After I had gotten the boat back home to Charleston I thoroughly inspected the centerboard pin and discovered that it had quite a bit of corrosion on it. Its condition mirrored the condition of the centerboard itself, which was suffering from having spent almost all of its 35 years immersed in salt water. Later, when I eventually decided to construct a new centerboard, I decided to make a new centerboard pin as well.
After I had made the new pin, I photographed it side by side with the old pin, so as to emphasize the extent of the corrosion.
The following pictures give you some idea of the some of the corrosion in some areas of the pin. Salt water will, of course, corrode even 316 stainless steel, if it is in an anaerobic environment. I would say that the snug pin hole in which this steel sat within the hull was anaerobic. This same sort of corrosion, of course, can and does occur on the 316 stainless steel chainplates in that area where they pass through the deck.

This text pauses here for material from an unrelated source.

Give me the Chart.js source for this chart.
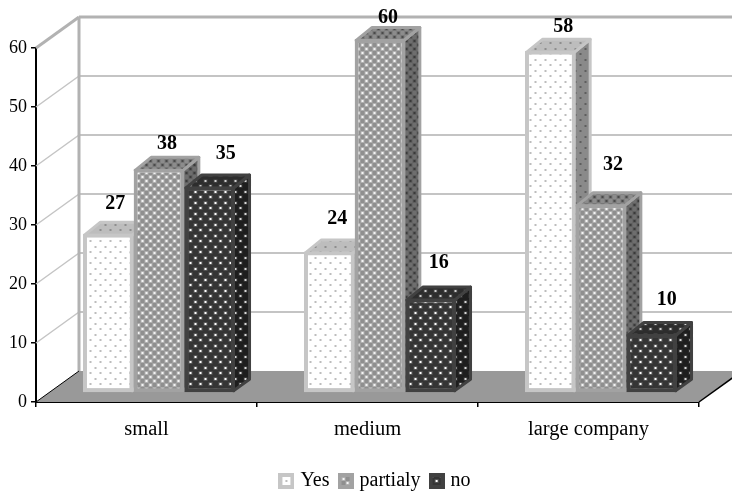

In order to make a new pin to replace the old, corroded one, I had to rely entirely on the good graces of one of my metal-working buddies. This was the same fellow who had helped me demolish my old centerboard and construct the new carbon steel spine for my new centerboard. He's usually happy to do this sort of work in exchange for beer, and I'm happy that he's willing to do it. When I called him up to explain my problem, he said to come on over, since he didn't figure this little project would take much time at all.

He started by grabbing a piece of 316 stainless rod and making a few measurements based on the old pin.
Then he took the rod to the band saw and cut off an 8 inch piece. The original measured 7-3/4 inches, but he wanted to make the new one a little longer so he had plenty of material to work with, especially when it came to cutting the angles on either end of the rod.

Next, he placed the old and the new side by side, so that he could mark the angle for each end.
Back at the bandsaw, he started cutting the angles in the hand-worked fashion depicted below.

After he finished the first side, he turned it around and cut the other side while holding the free end with a pair of vice-grips.

Having completed the angled cuts, he said he needed to clean up the metal in the areas around the cuts, so he took the steel rod over to the sawhorse and grabbed his pneumatic carbide burr.
This carbide burr really did a good job of eating away the rough edges of the steel and smoothing up the entire surface.

The next task was to drill the holes. Again, the old pin served as a reference.

Comparing the old with the new, you can see that the old pin has a much larger hole on the underside of the pin. This was because the Ericson yard had drilled out this area so that the #10 screw could be counter-sunk and thus be made to sit with its head flush against the surface of the steel.
To replicate this counter-sink, my buddy put the pin in his drill press and simply worked it with one of his large drill bits.

While it might seem, based upon the number of pictures that I took, that the fabrication of the new centerboard pin took a considerable amount of time. It did not. In fact, it only took about one hour.
Back at home, I compared the old with the new, and I was glad that I had taken the time to call my metal-working buddy and ask him for this favor. This was right about the time that I was almost finished making my new centerboard for my boat, and having a new pin for a new board made me feel that much better about all the labor that I had put into the centerboard project.